Pivot browsing (browsing by using tags) = conversational flow

[You've made it past the techy part!] Why is this important? Because it means that we are learning new ways to relate to content, we are becoming actively engaged in the media we are consuming at each step of the process. Of course there is the issue that all of the infrastructure we use (like blogspot) is corporately consolidate and sustained mostly through data mining. Even though there are promising alternatives to corporate monoliths (such as instead of youtube), they have only a fraction of the traffic, and in a cyber world where there is too much everywhere all the time, distribution is an important consideration. It's democratic in the way that political parties and lobbying are, which is to say it's easy to bully.
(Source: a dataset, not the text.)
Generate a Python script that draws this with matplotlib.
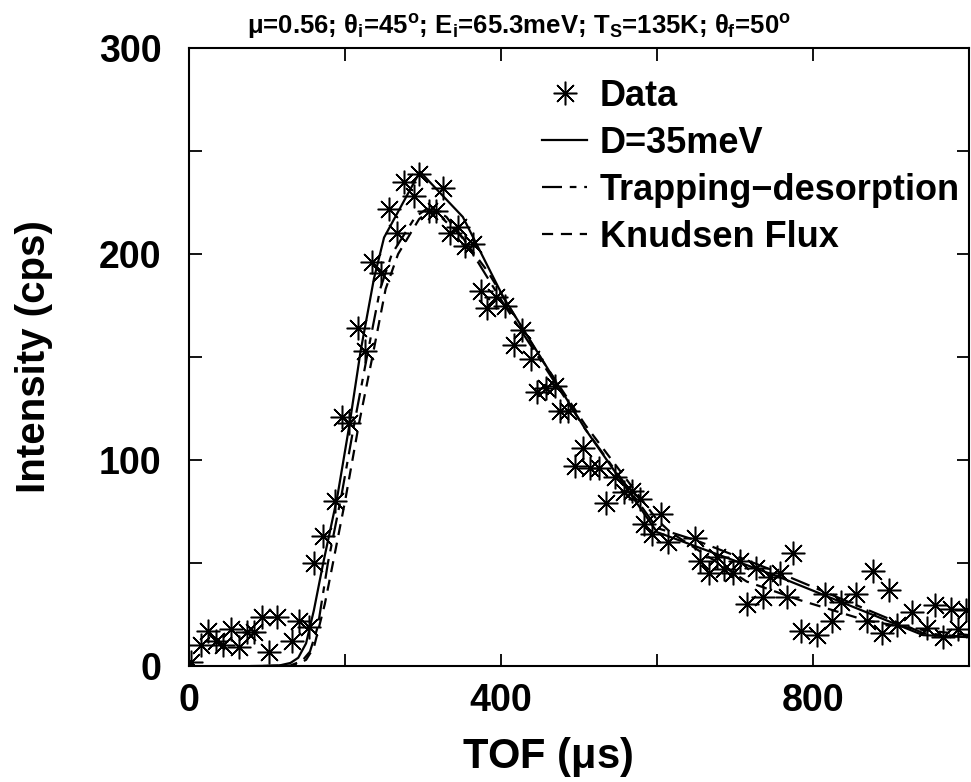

In the end, web 2.0 is not anyones salvation. It is a tool that is less limiting, less consolidated, less inaccessible than television was, but its not local, its not class-blind, and it doesn't belong to us. We should let our imaginations be freed by it in-so-far as it creates new ways of relating to and with each other via technology but we should be cautious that we don't let it technology circumscribe our notions of what community and social networking actually mean.

Tags for my life 06.30.08
Lost, wandering, VA beach, Northampton, Marlboro College, in between, liminal, intersticial, borderlands, genderqueer, queer, white Puerto Rican, abstentia, unemployed, Buddhist, groundless ground, vulnerability, stronger, Afraid, Recovering, compassion, asexual, romantic, intimacy, connection, wrestling, kink, play, boi, post-modern, writing, teaching, Meg Mott, creating, media, documentaries, reflexive, Truth, dysfunctional family, baggage, lies, silence, confusion

1 comment:

Monica said...

Web 2.0 at it's finest in my admitedly highly biased opinion! Hehe. The whole idea of it just gives me the giggles.